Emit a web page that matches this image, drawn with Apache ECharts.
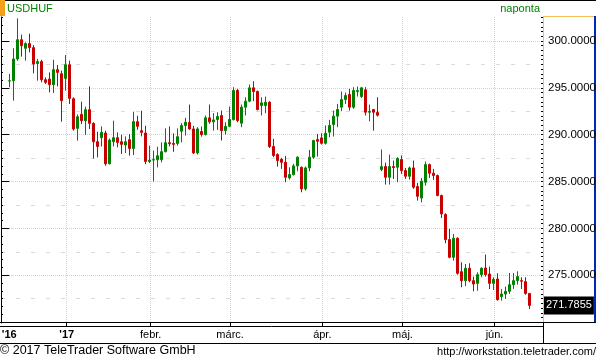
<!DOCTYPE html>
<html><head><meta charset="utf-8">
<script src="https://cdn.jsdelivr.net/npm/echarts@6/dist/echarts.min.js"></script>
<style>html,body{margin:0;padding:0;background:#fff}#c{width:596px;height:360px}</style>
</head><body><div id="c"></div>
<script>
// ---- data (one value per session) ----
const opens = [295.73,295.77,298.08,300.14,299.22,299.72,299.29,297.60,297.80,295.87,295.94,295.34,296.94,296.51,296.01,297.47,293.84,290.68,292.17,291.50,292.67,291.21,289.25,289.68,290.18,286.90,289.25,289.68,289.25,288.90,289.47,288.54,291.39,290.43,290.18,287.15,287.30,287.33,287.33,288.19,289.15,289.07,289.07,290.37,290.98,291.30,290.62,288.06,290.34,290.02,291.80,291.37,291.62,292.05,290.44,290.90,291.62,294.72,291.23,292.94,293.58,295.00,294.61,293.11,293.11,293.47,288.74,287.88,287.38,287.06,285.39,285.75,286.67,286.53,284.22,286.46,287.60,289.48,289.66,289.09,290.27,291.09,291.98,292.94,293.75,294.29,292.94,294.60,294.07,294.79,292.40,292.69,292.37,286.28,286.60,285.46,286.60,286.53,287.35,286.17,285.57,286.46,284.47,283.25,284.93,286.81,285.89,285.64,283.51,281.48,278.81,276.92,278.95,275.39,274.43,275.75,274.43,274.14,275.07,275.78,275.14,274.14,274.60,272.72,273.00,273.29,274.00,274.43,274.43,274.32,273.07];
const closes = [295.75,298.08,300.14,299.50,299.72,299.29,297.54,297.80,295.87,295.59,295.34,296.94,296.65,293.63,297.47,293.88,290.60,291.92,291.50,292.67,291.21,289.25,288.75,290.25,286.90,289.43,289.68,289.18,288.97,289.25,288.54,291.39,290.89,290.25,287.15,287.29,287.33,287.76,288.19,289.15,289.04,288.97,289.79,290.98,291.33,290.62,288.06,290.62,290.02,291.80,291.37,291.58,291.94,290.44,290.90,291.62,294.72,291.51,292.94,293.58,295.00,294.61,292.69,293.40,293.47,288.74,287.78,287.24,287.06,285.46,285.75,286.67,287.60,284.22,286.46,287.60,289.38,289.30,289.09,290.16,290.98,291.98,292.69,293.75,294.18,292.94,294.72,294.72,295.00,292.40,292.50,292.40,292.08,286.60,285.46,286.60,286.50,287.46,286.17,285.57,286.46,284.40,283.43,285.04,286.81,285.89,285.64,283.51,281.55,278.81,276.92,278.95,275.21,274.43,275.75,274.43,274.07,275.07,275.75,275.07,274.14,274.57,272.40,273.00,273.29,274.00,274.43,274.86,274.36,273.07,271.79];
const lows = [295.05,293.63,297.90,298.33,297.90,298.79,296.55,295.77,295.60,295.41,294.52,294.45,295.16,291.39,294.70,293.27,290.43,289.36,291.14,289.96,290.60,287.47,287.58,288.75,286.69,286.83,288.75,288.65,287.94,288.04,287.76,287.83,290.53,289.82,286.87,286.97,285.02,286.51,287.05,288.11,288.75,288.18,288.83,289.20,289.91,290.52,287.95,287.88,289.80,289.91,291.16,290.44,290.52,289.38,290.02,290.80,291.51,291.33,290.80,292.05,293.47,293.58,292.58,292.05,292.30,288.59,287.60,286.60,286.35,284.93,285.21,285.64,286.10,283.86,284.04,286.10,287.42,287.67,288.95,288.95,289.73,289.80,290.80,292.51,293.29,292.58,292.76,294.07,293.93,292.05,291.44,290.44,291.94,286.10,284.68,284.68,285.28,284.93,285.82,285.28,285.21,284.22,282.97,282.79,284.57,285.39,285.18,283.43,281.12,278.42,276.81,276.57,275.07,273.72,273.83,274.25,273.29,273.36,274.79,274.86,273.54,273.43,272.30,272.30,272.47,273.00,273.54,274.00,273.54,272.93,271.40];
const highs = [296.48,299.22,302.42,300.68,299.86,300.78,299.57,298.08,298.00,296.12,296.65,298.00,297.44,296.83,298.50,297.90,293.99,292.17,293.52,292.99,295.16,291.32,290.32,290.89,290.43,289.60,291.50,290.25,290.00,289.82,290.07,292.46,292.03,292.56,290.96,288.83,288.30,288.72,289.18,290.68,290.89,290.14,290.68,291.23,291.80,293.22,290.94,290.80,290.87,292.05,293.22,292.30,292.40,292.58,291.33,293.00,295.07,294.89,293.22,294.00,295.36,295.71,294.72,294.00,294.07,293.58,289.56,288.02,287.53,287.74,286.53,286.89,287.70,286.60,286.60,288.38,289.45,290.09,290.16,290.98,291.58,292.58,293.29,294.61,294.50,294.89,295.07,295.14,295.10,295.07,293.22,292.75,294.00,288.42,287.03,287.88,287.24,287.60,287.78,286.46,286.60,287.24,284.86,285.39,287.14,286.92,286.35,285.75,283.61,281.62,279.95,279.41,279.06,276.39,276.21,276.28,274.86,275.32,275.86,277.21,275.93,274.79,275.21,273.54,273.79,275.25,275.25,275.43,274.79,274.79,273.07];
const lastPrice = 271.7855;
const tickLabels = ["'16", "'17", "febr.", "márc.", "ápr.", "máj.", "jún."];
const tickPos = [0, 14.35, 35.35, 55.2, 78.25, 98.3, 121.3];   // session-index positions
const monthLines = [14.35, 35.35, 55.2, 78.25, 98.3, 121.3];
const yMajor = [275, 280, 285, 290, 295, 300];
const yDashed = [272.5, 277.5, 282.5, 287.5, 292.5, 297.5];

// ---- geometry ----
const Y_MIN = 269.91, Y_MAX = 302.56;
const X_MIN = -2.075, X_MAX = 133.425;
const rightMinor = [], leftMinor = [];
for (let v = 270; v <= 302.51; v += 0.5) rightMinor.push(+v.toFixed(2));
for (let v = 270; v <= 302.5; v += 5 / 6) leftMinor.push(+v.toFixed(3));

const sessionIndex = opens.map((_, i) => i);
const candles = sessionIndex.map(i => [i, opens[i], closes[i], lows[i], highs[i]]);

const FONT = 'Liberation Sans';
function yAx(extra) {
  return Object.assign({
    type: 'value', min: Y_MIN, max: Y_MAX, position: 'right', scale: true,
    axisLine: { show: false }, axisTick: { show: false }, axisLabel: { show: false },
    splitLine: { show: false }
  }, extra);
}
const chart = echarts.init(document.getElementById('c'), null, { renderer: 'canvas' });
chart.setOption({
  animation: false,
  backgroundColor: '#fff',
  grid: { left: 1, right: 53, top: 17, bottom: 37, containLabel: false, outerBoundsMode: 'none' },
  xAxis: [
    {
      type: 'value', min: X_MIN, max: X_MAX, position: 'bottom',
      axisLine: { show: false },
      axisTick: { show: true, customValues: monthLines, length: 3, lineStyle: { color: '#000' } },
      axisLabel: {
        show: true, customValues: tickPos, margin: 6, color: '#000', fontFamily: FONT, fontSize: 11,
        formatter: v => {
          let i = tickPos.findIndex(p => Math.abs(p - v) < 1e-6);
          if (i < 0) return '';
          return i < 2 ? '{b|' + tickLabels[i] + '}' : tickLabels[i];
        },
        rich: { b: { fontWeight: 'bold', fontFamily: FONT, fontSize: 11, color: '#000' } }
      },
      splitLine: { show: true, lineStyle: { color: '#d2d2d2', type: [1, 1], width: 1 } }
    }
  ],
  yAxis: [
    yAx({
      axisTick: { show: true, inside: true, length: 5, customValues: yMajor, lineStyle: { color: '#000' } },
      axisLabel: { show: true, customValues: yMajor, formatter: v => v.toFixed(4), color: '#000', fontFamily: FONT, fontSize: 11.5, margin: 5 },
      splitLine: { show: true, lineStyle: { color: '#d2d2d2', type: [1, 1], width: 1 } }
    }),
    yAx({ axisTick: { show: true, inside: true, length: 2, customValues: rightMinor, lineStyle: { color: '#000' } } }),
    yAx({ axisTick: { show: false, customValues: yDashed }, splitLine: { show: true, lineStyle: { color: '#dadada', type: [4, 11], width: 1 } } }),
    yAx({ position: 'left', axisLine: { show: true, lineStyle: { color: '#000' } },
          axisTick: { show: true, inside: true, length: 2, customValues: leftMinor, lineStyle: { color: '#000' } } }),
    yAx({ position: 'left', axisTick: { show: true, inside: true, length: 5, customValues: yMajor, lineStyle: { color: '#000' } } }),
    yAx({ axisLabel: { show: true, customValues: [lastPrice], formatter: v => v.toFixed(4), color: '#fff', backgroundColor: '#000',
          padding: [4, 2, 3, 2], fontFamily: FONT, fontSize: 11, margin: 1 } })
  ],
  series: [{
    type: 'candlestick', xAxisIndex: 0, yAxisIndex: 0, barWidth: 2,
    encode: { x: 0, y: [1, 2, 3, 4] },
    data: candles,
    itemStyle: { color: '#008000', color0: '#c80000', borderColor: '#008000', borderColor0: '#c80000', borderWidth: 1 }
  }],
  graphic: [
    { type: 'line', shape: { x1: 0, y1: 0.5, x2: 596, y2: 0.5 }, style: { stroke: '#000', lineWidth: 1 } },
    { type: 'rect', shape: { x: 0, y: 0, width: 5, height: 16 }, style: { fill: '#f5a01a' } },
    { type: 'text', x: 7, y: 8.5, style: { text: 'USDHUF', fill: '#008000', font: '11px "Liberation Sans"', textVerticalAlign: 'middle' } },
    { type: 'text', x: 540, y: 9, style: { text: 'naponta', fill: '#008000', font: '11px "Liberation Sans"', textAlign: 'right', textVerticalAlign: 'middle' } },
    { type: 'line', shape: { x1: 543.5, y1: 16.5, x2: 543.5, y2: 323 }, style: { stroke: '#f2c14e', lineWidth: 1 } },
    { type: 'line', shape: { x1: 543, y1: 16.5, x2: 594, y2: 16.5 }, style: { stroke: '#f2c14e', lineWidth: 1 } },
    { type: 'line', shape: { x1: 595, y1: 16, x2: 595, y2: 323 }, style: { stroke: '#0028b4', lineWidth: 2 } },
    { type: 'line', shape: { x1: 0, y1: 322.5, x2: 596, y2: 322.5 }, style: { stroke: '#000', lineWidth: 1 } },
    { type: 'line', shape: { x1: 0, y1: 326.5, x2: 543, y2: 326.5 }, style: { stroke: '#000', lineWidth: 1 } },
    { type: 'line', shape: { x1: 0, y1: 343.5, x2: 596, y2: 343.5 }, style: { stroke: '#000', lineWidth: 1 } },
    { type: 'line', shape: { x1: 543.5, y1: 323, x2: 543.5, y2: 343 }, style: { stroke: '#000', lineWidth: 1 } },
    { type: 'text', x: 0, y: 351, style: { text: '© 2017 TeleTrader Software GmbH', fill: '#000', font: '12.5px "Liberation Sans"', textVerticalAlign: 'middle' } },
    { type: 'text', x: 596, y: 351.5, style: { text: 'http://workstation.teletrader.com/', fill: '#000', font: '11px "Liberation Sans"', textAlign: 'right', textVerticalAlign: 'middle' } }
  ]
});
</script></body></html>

- - -

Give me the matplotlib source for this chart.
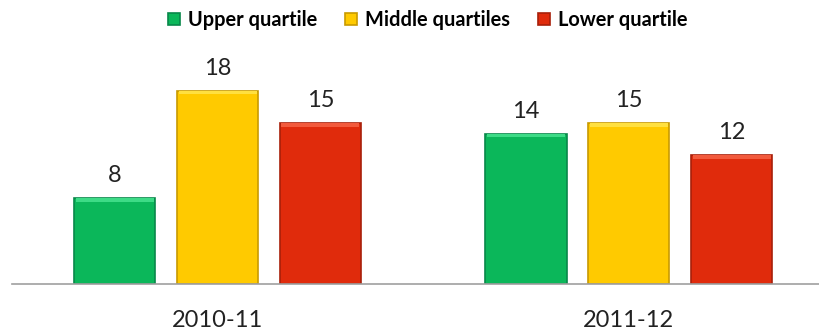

- - -

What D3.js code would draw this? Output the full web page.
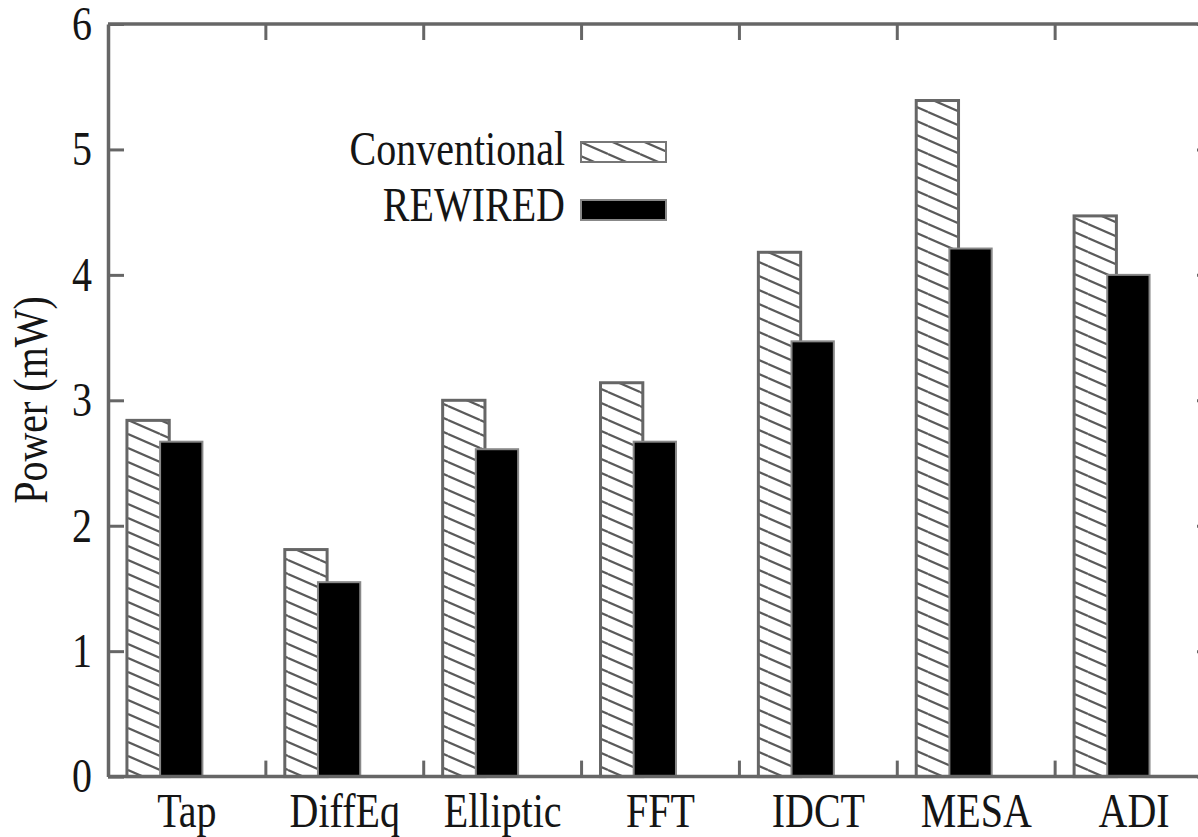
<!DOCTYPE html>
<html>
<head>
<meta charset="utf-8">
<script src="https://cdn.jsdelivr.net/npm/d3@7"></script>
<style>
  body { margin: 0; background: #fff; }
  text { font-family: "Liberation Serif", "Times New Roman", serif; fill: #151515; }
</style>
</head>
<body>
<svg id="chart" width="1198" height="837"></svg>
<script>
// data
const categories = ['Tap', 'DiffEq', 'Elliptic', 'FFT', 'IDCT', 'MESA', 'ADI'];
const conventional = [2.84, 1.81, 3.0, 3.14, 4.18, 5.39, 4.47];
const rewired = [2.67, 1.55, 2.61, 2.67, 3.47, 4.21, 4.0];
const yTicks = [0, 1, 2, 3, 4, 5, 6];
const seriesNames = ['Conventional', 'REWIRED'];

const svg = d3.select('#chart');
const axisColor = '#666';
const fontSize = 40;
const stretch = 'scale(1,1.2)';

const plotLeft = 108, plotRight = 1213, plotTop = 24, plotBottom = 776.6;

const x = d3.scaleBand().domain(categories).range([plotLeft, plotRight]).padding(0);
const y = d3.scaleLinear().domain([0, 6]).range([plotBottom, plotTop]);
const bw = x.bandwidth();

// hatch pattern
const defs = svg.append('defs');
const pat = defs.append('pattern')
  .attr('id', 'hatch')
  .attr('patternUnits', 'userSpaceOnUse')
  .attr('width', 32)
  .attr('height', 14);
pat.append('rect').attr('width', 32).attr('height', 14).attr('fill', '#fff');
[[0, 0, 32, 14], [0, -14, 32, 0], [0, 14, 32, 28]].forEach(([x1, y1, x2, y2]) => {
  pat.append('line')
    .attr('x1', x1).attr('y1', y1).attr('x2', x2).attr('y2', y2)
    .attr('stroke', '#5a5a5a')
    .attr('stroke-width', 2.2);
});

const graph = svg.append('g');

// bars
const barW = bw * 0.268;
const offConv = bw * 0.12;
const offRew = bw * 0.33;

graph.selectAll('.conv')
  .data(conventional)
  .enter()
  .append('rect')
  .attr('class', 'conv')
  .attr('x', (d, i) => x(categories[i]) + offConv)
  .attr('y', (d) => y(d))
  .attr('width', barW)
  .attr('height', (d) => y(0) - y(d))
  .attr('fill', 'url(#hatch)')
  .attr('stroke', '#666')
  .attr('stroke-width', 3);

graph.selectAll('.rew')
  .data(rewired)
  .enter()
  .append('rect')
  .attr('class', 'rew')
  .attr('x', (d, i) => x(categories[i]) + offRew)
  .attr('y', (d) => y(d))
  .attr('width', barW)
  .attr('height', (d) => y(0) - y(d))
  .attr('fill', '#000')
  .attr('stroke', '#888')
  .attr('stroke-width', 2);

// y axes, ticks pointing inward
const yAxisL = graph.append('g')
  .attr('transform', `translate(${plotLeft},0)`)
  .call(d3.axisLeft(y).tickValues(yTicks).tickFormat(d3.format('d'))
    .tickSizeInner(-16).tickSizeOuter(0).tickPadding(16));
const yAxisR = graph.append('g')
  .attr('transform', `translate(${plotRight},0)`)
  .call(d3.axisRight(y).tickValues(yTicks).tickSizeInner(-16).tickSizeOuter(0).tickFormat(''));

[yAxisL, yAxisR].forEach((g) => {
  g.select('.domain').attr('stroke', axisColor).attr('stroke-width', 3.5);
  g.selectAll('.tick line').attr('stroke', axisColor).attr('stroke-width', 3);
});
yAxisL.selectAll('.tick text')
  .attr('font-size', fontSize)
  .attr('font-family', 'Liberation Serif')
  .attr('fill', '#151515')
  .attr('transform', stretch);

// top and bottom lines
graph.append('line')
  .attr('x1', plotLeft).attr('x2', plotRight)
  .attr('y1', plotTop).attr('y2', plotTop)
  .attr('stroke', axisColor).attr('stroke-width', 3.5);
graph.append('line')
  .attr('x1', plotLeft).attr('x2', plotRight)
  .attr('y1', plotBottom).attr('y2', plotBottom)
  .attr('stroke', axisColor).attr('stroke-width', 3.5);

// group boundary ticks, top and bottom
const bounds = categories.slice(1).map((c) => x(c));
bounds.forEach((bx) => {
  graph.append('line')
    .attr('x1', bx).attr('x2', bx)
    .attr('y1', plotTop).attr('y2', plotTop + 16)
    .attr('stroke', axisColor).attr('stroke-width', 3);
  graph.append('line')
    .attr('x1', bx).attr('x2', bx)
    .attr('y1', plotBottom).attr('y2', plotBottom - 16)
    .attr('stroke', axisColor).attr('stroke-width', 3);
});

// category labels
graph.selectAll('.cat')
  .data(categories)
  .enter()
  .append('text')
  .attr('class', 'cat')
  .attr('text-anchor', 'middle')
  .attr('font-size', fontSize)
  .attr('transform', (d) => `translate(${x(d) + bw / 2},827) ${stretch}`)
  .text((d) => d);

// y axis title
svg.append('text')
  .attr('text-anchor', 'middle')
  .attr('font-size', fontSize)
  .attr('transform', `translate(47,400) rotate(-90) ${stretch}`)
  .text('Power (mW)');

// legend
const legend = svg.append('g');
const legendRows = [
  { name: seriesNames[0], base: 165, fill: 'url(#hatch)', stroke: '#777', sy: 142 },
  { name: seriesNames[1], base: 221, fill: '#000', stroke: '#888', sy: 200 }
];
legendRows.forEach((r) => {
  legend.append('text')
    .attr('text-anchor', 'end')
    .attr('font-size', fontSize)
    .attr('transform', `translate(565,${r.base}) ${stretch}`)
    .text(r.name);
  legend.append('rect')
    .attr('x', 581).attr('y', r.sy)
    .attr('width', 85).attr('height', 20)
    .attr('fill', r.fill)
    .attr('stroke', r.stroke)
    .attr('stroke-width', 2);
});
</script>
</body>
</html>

- - -

== REQUEST ==
Pick out the lines above containing the word "page", then copy them.

== ANSWER BELOW ==
Emit a web page that matches this image, drawn with Apache ECharts.
What D3.js code would draw this? Output the full web page.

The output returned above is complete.